Avedon travaille avec un appareil grand format 20×25, lourd, lent, à la pratique exigeante. Il photographie toujours à la lumière naturelle, dans une atmosphère de tension. Il ne cherche pas à capturer l’instant décisif, comme chez Cartier-Bresson, mais à créer une rencontre, souvent brève mais intense, où quelque chose passe dans un regard, dans une posture, même dans l’inconfort du moment. Il ne s’agit pas seulement de documenter la pauvreté ou la marginalité, mais de montrer des personnes dans leur vérité nue, leur dignité et leur force silencieuses.

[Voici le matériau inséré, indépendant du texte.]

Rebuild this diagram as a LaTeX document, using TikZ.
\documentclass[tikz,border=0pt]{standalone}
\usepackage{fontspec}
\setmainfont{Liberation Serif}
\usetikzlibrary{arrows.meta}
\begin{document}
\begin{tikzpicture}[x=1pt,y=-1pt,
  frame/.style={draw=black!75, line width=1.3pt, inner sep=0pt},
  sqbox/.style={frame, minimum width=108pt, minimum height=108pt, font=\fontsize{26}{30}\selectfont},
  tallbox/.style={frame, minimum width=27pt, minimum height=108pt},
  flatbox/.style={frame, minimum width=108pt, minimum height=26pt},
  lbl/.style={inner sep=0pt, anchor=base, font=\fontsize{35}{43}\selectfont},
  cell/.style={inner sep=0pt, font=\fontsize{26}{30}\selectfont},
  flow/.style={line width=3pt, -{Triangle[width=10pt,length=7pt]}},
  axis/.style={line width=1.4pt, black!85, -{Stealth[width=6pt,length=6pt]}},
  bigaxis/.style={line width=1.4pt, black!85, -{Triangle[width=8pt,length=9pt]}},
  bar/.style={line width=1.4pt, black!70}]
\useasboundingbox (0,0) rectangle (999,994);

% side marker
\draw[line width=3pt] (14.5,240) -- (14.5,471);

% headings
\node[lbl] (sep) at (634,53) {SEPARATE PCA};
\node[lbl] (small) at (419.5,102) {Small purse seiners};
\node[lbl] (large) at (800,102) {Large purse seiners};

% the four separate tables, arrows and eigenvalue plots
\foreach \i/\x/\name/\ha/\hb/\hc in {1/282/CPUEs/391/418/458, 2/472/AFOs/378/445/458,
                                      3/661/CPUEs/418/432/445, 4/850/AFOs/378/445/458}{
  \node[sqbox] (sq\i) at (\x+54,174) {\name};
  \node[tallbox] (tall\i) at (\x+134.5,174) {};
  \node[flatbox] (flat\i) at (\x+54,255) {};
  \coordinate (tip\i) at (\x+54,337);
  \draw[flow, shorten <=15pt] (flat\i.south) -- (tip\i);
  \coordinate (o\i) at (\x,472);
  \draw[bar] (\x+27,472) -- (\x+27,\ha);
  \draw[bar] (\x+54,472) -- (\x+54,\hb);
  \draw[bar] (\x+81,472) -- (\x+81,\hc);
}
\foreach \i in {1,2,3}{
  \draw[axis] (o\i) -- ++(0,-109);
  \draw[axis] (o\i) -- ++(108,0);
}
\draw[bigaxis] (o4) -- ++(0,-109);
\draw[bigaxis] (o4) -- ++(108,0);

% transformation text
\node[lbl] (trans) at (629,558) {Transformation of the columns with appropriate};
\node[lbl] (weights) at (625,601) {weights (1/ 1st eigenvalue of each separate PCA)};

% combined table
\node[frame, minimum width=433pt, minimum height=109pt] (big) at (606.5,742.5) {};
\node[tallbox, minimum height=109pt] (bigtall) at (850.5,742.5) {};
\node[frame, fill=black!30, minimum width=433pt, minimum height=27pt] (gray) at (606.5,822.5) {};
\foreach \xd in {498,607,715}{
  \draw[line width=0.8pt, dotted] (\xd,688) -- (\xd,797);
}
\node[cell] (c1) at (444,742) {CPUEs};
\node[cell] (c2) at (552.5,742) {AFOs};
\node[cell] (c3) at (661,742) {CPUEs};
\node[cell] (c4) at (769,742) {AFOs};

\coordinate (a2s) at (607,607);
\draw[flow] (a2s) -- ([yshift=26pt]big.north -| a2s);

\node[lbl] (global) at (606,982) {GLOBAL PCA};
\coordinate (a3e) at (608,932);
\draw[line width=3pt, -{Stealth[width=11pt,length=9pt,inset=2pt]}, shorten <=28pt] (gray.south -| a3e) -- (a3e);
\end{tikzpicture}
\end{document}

Au final, Avedon photographie un millier de personnes, très majoritairement seuls, mais n’en retiendra que 124 pour l’exposition finale puis 110 dans le livre qu’il publiera ensuite. La très grande majorité des autres seront détruites. Lors de sa première présentation au Amon Carter Museum en 1985, ce travail suscite immédiatement un débat passionné. Certains y voient une œuvre bouleversante, un témoignage inédit sur une Amérique invisible, une galerie de visages qui en disent plus que n’importe quel discours politique. D’autres l’accusent de voyeurisme, de manipuler ses sujets, de transformer la souffrance en spectacle esthétique. Avedon lui-même n’élude pas ces critiques. Il ne prétend pas à l’objectivité. Il dit clairement qu’il ne fait pas du documentaire, qu’il ne cherche pas à représenter « l’Ouest » le vrai, mais à montrer une vision subjective, née de sa propre sensibilité, de ses rencontres, de son intuition. « Le moment où une émotion ou un fait est transformé en photographie, il cesse d’être un fait pour devenir une opinion.» (Richard Avedon)

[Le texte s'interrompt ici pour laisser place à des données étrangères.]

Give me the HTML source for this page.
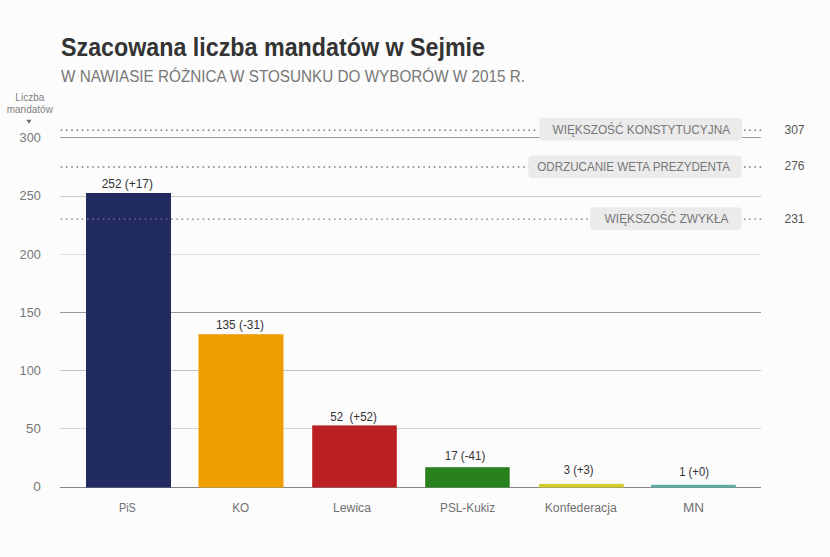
<!DOCTYPE html>
<html><head><meta charset="utf-8">
<style>
html,body{margin:0;padding:0;background:#fcfcfc;width:830px;height:557px;overflow:hidden}
svg{display:block;font-family:"Liberation Sans",sans-serif}
</style></head>
<body>
<svg width="830" height="557" viewBox="0 0 830 557">
<rect x="0" y="0" width="830" height="557" fill="#fcfcfc"/>
<!-- title -->
<text x="61" y="56.2" font-size="26" font-weight="bold" fill="#333" textLength="424" lengthAdjust="spacingAndGlyphs">Szacowana liczba mandatów w Sejmie</text>
<text x="61" y="82" font-size="15.8" fill="#777" textLength="464" lengthAdjust="spacingAndGlyphs">W NAWIASIE RÓŻNICA W STOSUNKU DO WYBORÓW W 2015 R.</text>

<!-- y axis header -->
<g fill="#808080" font-size="10" text-anchor="middle">
<text x="29.8" y="100.8">Liczba</text>
<text x="29.8" y="112.8">mandatów</text>
</g>
<path d="M26.4 119.8 L31.5 119.8 L28.95 123.8 Z" fill="#6a6a6a"/>

<!-- grid lines -->
<g fill="#aaa">
<rect x="60" y="137" width="701" height="1" fill="#999"/>
<rect x="60" y="196" width="701" height="1" fill="#c8c8c8"/>
<rect x="60" y="254" width="701" height="1" fill="#dedede"/>
<rect x="60" y="312" width="701" height="1" fill="#999"/>
<rect x="60" y="370" width="701" height="1" fill="#c4c4c4"/>
<rect x="60" y="428" width="701" height="1" fill="#d6d6d6"/>
<rect x="60" y="487" width="701" height="1" fill="#888"/>
</g>

<!-- y labels -->
<g fill="#777" font-size="12" text-anchor="end" lengthAdjust="spacingAndGlyphs">
<text x="40.8" y="141.6" textLength="21.2" lengthAdjust="spacingAndGlyphs">300</text>
<text x="40.8" y="200.4" textLength="21.2" lengthAdjust="spacingAndGlyphs">250</text>
<text x="40.8" y="258.7" textLength="21.2" lengthAdjust="spacingAndGlyphs">200</text>
<text x="40.8" y="316.8" textLength="21.2" lengthAdjust="spacingAndGlyphs">150</text>
<text x="40.8" y="375" textLength="21.2" lengthAdjust="spacingAndGlyphs">100</text>
<text x="40.8" y="433" textLength="14.8" lengthAdjust="spacingAndGlyphs">50</text>
<text x="40.8" y="491" textLength="7.6" lengthAdjust="spacingAndGlyphs">0</text>
</g>

<!-- bars -->
<rect x="86" y="193" width="85" height="294.5" fill="#222b60"/>
<rect x="198.5" y="334.2" width="85" height="153.3" fill="#ed9f00"/>
<rect x="312.2" y="425.4" width="84.6" height="62.1" fill="#bb2023"/>
<rect x="425.2" y="467.2" width="84.5" height="20.3" fill="#29801f"/>
<rect x="539" y="483.9" width="84.7" height="3.6" fill="#d4cc2b"/>
<rect x="651" y="484.8" width="84.8" height="2.7" fill="#5aaea5"/>

<!-- dotted reference lines -->
<g stroke="#7c7c7c" stroke-width="1.4" stroke-dasharray="1.6 3.655">
<line x1="60.7" y1="130.2" x2="762" y2="130.2"/>
<line x1="60.7" y1="167" x2="762" y2="167"/>
<line x1="60.7" y1="219.1" x2="762" y2="219.1"/>
</g>

<!-- reference label boxes -->
<rect x="537.4" y="128.2" width="2.5" height="3.8" fill="#fcfcfc"/>
<g fill="#ebebeb">
<rect x="539.3" y="117.8" width="202.7" height="22.8" rx="4"/>
<rect x="528.3" y="155.5" width="213.4" height="22.8" rx="4"/>
<rect x="590.2" y="207.2" width="151.6" height="22.8" rx="4"/>
</g>
<g fill="#777" font-size="12.5" lengthAdjust="spacingAndGlyphs">
<text x="552.5" y="133.8" textLength="177.6" lengthAdjust="spacingAndGlyphs">WIĘKSZOŚĆ KONSTYTUCYJNA</text>
<text x="537.2" y="171.3" textLength="192.8" lengthAdjust="spacingAndGlyphs">ODRZUCANIE WETA PREZYDENTA</text>
<text x="604.6" y="222.9" textLength="123.9" lengthAdjust="spacingAndGlyphs">WIĘKSZOŚĆ ZWYKŁA</text>
</g>
<g fill="#555" font-size="12">
<text x="784.5" y="133.6">307</text>
<text x="784.5" y="170.3">276</text>
<text x="784.5" y="223.2">231</text>
</g>

<!-- value labels -->
<g fill="#333" font-size="12">
<text x="101.7" y="187.9" textLength="51.2" lengthAdjust="spacingAndGlyphs">252 (+17)</text>
<text x="215.9" y="328.9" textLength="48.1" lengthAdjust="spacingAndGlyphs">135 (-31)</text>
<text x="330.2" y="420.8" textLength="46.7" lengthAdjust="spacingAndGlyphs" xml:space="preserve">52  (+52)</text>
<text x="444.7" y="459.9" textLength="40.6" lengthAdjust="spacingAndGlyphs">17 (-41)</text>
<text x="563.8" y="474.2" textLength="29.6" lengthAdjust="spacingAndGlyphs">3 (+3)</text>
<text x="679.2" y="476.1" textLength="29.7" lengthAdjust="spacingAndGlyphs">1 (+0)</text>
</g>

<!-- x labels -->
<g fill="#707070" font-size="12.5" text-anchor="middle">
<text x="127.4" y="512.3" textLength="16.8" lengthAdjust="spacingAndGlyphs">PiS</text>
<text x="240.7" y="512.3" textLength="17" lengthAdjust="spacingAndGlyphs">KO</text>
<text x="352" y="512.3" textLength="38" lengthAdjust="spacingAndGlyphs">Lewica</text>
<text x="467.6" y="512.3" textLength="55" lengthAdjust="spacingAndGlyphs">PSL-Kukiz</text>
<text x="580.7" y="512.3" textLength="72" lengthAdjust="spacingAndGlyphs">Konfederacja</text>
<text x="693.5" y="512.3" textLength="21" lengthAdjust="spacingAndGlyphs">MN</text>
</g>
</svg>
</body></html>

Ce qui rend «In the American West» si puissant, c’est sans doute ce mélange de frontalité radicale et d’humanité profonde dans une intensité rarement égalée dans le portrait photographique. Avedon ne cherche pas à attendrir, ni à choquer. Il regarde et oblige le spectateur à regarder aussi, sans détour. Il donne à voir des individus que l’histoire officielle a oublié, que les médias ignorent, que le rêve américain exclut. En cela, cette série est aussi une critique silencieuse mais acérée de l’Amérique reaganienne. Ce travail reste encore aujourd’hui une référence incontournable, tant pour sa puissance esthétique que pour son engagement humaniste. Il montre l’envers du décor, les visages de ceux qui ne bénéficient pas du miracle économique, qui vivent dans les marges autant sociales que géographiques.

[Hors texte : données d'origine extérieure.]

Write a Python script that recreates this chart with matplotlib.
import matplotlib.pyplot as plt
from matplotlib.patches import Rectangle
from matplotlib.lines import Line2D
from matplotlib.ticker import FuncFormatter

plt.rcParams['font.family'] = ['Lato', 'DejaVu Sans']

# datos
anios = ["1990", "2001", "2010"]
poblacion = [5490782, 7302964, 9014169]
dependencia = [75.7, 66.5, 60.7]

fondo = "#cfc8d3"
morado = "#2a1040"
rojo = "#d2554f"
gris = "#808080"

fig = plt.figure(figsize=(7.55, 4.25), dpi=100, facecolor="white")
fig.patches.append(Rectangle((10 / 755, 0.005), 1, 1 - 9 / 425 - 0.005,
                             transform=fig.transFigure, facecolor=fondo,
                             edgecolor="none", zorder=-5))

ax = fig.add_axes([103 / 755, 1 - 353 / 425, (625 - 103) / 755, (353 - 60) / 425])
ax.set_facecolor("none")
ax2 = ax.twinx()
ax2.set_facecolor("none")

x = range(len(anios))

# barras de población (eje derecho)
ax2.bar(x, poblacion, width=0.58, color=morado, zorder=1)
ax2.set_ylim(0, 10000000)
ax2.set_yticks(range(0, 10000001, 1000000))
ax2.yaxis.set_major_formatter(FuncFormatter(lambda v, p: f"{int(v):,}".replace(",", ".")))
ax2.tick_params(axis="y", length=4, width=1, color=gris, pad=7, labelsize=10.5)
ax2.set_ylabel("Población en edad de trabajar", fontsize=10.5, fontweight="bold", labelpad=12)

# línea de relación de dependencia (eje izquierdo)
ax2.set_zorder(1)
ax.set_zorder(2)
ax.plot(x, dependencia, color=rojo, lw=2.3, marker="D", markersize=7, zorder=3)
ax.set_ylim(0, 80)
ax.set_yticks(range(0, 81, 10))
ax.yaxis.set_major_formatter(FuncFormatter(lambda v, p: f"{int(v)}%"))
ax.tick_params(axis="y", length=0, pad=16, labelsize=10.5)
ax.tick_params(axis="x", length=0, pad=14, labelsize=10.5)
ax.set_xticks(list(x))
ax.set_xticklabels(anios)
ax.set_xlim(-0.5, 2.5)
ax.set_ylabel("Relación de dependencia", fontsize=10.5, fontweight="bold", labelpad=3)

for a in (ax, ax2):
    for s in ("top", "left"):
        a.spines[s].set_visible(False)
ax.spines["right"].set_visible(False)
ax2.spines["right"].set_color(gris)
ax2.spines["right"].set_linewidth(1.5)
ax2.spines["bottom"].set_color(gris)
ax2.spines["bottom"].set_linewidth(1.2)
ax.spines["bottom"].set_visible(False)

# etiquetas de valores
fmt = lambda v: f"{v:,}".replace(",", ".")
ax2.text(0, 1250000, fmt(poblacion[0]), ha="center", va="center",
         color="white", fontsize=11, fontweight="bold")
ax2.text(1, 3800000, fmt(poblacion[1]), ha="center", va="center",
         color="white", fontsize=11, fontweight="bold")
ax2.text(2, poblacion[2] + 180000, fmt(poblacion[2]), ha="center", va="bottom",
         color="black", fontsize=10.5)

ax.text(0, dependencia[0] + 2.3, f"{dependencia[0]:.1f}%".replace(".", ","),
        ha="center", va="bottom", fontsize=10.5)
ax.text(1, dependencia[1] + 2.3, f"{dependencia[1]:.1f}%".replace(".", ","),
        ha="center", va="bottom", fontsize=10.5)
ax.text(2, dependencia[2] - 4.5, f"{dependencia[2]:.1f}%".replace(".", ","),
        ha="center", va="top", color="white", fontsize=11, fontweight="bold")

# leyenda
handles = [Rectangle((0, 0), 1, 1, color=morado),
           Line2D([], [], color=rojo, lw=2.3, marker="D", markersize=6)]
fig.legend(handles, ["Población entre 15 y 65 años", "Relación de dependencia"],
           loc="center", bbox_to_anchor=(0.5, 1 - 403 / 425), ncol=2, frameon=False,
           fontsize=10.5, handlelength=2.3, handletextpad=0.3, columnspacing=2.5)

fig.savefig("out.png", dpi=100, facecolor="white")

« Je me tiens assez près du sujet pour le toucher et il n’y a rien entre nous, sauf ce qui se passe pendant que nous nous observons l’un l’autre. Cet échange comporte des manipulations, des soumissions. Ce sont des relations qu’on ne pourrait se permettre dans la vie quotidienne. Nous nourrissons pour l’image des ambitions différentes. Le besoin [que le sujet] a de plaider sa cause est sans doute aussi profond que mon besoin de plaider la mienne, mais c’est moi qui suis aux commandes. (…) Ces disciplines, ces stratégies, ce théâtre muet cherchent à créer une illusion: à savoir que tout ce qui est incorporé dans la photo est simplement arrivé. Que la personne dans le portrait était toujours là, qu’on ne lui a jamais dit de se tenir à cette place, qu’on ne l’a jamais poussée à cacher ses mains et qu’en fin de compte, elle n’était même pas en présence du photographe. » (Richard Avedon)

Exposition « In the american West » Richard Avedon, Fondation Henri Cartier-Bresson, Paris, jusqu’au 12 octobre 2025

 

 

Publié pour la première fois par Abrams en 1985 à l’occasion de l’exposition au musée Amon Carter de Fort Worth, le livre de cette série vient d’être réédité.